For EPiC, Luhrmann and editor-executive producer Jonathan Redmond assembled and painstakingly restored once-lost footage (over 50 hours worth) from the past concert films Elvis: That’s the Way It Is and Elvis on Tour, and strategically utilized soundbites from a wide swath of archival interviews and live albums to allow Elvis to narrate his own story.
That so many different rights holders cooperated to help this film see the light of day is a small entertainment industry miracle, and I assume if Baz’s Elvis biopic had flopped at the box office, EPiC would never have happened. Unsurprisingly, EPiC is a companion piece to that biopic and owes much of its aesthetic style and narrative flow to that film, from how it frames Elvis’ story, to the same remixes and rearrangements of his songs used in the 2022 film, to even using the same spangled, gaudy credits design. One notable difference, however: NEON is the distributor of EPiC, while 2022’s Elvis was a Warner Bros. release.
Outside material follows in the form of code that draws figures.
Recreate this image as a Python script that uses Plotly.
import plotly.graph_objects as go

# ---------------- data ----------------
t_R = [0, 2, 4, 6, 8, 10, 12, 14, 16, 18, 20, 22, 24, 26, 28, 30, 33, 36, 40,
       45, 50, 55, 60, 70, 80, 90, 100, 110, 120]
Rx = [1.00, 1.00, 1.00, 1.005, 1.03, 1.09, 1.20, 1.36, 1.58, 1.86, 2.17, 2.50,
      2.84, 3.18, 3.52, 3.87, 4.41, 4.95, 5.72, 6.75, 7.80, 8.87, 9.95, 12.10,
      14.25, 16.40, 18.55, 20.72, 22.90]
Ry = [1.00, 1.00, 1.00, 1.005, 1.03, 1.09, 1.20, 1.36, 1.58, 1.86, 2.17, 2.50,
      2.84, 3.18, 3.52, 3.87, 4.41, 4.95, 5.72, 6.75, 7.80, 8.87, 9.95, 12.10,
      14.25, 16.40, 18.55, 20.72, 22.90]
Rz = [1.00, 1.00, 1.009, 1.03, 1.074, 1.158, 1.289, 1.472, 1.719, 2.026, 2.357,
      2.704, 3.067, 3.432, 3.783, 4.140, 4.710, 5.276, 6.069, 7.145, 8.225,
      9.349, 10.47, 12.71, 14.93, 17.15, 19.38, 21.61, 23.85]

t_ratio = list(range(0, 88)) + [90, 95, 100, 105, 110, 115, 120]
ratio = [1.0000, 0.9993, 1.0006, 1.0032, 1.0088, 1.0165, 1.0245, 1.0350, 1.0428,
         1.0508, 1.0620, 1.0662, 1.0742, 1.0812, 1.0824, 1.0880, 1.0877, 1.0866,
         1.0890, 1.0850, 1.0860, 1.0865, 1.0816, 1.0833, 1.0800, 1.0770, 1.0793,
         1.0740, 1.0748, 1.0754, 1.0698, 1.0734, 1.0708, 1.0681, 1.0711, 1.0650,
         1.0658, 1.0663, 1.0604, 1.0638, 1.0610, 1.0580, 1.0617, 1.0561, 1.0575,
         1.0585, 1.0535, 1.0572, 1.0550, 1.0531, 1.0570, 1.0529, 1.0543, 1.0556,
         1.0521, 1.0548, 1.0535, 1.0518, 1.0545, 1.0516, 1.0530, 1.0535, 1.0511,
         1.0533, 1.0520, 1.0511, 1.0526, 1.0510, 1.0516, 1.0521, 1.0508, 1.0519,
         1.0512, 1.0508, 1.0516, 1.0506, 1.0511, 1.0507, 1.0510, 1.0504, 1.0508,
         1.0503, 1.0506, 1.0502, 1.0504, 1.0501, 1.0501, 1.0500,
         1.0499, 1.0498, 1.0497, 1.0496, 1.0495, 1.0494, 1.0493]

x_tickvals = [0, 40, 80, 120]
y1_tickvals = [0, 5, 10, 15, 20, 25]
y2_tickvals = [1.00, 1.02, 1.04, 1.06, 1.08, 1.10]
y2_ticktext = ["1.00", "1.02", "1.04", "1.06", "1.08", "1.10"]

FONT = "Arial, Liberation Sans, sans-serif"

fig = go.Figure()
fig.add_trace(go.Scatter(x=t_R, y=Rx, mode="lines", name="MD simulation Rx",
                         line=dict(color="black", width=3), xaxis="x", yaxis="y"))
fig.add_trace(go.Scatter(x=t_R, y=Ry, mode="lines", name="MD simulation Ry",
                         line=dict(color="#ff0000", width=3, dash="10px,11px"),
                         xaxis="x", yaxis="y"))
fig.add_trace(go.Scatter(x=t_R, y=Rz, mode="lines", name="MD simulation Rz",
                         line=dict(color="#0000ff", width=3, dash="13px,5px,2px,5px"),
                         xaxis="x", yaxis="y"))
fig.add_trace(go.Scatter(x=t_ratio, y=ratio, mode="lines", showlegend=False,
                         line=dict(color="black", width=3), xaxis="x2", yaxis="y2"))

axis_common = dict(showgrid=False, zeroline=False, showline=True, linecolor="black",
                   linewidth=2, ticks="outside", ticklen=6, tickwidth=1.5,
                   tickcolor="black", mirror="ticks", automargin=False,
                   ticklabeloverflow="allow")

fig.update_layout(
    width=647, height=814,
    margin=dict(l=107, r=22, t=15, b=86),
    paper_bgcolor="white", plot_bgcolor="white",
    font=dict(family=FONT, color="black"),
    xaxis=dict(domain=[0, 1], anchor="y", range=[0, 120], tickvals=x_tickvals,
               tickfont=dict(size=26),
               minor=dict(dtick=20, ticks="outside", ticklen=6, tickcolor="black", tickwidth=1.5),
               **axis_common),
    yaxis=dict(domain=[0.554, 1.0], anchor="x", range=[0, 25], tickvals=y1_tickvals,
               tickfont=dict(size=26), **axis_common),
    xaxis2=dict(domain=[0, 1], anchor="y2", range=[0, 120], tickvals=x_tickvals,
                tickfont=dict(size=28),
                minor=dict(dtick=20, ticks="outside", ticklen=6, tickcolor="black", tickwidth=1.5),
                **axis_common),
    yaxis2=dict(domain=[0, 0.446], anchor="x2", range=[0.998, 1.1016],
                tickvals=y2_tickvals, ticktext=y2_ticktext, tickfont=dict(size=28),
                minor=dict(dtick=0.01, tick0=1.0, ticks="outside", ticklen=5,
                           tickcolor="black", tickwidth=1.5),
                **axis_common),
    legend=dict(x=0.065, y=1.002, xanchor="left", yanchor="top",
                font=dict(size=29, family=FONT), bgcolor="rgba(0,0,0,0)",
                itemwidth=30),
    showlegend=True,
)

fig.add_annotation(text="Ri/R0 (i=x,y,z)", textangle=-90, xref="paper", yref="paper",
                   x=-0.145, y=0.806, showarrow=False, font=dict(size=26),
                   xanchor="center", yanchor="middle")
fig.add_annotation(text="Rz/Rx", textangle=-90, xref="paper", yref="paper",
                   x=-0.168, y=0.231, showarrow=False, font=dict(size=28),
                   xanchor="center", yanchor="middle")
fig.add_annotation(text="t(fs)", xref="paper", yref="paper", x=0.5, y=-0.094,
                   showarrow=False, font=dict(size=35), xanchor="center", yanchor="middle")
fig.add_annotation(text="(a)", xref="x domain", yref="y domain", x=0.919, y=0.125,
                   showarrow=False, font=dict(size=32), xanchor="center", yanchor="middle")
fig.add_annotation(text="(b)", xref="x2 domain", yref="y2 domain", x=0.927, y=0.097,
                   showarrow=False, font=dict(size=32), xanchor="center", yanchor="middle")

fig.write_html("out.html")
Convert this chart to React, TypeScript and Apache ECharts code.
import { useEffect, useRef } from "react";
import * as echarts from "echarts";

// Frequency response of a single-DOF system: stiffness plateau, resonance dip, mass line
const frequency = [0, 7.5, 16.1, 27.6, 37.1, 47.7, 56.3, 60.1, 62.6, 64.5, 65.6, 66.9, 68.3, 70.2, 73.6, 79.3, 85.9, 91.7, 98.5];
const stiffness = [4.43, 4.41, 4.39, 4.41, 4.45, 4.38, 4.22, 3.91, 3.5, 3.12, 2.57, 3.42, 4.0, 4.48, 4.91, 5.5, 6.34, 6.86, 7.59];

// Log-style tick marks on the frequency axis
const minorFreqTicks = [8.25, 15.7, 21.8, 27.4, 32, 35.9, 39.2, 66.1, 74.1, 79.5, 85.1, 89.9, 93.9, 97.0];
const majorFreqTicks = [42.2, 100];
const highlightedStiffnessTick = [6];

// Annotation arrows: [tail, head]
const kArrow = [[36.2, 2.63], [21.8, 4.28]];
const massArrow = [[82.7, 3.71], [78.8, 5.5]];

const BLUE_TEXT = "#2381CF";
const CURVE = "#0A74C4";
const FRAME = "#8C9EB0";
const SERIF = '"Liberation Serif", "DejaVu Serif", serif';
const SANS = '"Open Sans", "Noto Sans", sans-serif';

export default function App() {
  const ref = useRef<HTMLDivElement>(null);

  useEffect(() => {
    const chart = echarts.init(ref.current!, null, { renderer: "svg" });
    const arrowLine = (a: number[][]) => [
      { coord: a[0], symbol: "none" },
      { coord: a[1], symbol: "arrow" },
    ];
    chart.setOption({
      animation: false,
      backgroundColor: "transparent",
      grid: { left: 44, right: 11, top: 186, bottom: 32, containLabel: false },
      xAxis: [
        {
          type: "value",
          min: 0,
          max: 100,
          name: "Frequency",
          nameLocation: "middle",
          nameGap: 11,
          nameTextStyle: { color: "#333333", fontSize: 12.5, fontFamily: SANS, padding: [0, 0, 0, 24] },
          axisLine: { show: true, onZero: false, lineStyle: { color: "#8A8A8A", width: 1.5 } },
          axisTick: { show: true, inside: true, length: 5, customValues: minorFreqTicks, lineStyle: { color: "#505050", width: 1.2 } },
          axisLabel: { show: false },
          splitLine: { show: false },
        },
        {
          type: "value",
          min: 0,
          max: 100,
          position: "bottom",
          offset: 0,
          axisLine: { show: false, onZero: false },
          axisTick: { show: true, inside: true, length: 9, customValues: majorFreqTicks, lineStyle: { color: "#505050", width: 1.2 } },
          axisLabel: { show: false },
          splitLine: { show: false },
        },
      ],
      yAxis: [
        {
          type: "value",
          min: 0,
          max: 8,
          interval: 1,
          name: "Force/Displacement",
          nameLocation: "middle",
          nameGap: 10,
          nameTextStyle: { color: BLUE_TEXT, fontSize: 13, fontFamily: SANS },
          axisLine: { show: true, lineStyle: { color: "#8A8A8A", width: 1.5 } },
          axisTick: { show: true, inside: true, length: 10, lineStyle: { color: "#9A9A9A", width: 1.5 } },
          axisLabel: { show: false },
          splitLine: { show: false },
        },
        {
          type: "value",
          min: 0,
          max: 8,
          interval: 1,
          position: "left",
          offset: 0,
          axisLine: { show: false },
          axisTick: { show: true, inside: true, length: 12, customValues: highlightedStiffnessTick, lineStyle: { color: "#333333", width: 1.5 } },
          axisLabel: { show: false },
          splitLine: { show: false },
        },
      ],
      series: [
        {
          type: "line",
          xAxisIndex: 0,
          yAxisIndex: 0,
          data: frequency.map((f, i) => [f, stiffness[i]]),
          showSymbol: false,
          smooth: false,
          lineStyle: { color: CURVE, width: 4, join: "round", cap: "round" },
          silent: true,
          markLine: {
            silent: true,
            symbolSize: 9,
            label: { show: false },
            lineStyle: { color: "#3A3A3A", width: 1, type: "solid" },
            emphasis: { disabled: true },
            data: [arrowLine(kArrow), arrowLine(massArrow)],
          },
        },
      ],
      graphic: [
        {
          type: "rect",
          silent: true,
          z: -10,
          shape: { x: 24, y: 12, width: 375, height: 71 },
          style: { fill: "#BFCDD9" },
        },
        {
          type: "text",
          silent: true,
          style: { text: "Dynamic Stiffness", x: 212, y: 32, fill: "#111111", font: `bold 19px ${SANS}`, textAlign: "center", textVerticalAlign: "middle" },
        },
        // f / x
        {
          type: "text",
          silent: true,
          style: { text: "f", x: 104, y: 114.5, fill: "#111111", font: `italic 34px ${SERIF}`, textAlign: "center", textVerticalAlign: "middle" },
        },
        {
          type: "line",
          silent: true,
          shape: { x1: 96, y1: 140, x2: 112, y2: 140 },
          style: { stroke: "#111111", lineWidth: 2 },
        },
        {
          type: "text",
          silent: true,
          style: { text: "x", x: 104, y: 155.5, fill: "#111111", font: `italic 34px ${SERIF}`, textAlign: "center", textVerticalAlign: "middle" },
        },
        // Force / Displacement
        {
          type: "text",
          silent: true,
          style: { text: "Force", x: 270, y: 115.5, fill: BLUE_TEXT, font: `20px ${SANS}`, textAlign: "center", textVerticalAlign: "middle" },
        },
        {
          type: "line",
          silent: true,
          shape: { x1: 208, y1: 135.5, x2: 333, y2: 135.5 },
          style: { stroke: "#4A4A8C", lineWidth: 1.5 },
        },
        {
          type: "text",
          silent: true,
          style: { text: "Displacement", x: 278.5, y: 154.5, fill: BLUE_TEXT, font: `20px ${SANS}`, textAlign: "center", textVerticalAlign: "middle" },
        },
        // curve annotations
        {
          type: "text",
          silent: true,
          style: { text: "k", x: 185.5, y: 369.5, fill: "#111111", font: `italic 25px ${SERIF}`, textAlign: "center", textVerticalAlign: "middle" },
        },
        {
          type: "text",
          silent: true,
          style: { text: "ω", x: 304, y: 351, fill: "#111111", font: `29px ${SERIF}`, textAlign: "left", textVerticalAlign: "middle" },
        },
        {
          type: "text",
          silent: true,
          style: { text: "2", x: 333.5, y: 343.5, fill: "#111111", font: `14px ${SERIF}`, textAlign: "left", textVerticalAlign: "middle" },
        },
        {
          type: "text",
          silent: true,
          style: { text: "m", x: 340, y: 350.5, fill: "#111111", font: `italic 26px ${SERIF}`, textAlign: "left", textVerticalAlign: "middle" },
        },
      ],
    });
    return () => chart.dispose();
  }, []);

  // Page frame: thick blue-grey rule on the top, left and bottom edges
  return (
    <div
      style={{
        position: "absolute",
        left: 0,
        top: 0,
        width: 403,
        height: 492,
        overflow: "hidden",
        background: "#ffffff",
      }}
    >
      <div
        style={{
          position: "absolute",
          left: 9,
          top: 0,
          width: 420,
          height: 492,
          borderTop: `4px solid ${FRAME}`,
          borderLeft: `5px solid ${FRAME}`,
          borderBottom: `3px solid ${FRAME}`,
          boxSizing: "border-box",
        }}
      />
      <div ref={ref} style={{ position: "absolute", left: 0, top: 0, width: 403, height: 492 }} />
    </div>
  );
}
One probably shouldn’t have expected Luhrmann to make a standard concert documentary, as the director added several ostentatious stylistic flourishes throughout, like wildly crosscutting between several entirely different Elvis performances of the same song to create some truly exhilarating musical sequences; the big standout examples are “Polk Salad Annie” and “Burning Love.”
You don’t have to be an Elvis fan to watch this film and be amazed at how much Presley delivered as a showman. He leaves everything on the stage here. One of the final images is of him exiting the stage and getting into an elevator, drenched in sweat and absolutely spent. His dedication to his craft and to entertaining his audience is on full display throughout EPiC, whether it’s directing his band, or his humorous, warm exchanges with fans in the crowd; he’s so thirsty at one point that he just reaches down and drinks someone’s cocktail.
EPiC shows Elvis in his absolute prime, vital and full of life. It’s sad and stunning to realize he’d become a bloated caricature of himself and die just a few years after this footage was taken. And since EPiC has Elvis telling his own story, he only reveals to us his best self. We obviously don’t get any deep, dark secrets coming from the man himself; don’t expect him to spill any tea about his relationship with his then-wife, Priscilla, or any of his other love interests. As for Elvis’ substance abuse, the closest EPiC comes to acknowledging it is when he cracks a joke about morphine.
But viewers will learn a tremendous amount about his love of all styles of music, witness how he crafted a live show, and see him interact – albeit briefly – with other celebs and music artists such as Sammy Davis Jr., Cary Grant, and Clyde McPhatter (who was a huge influence on Elvis).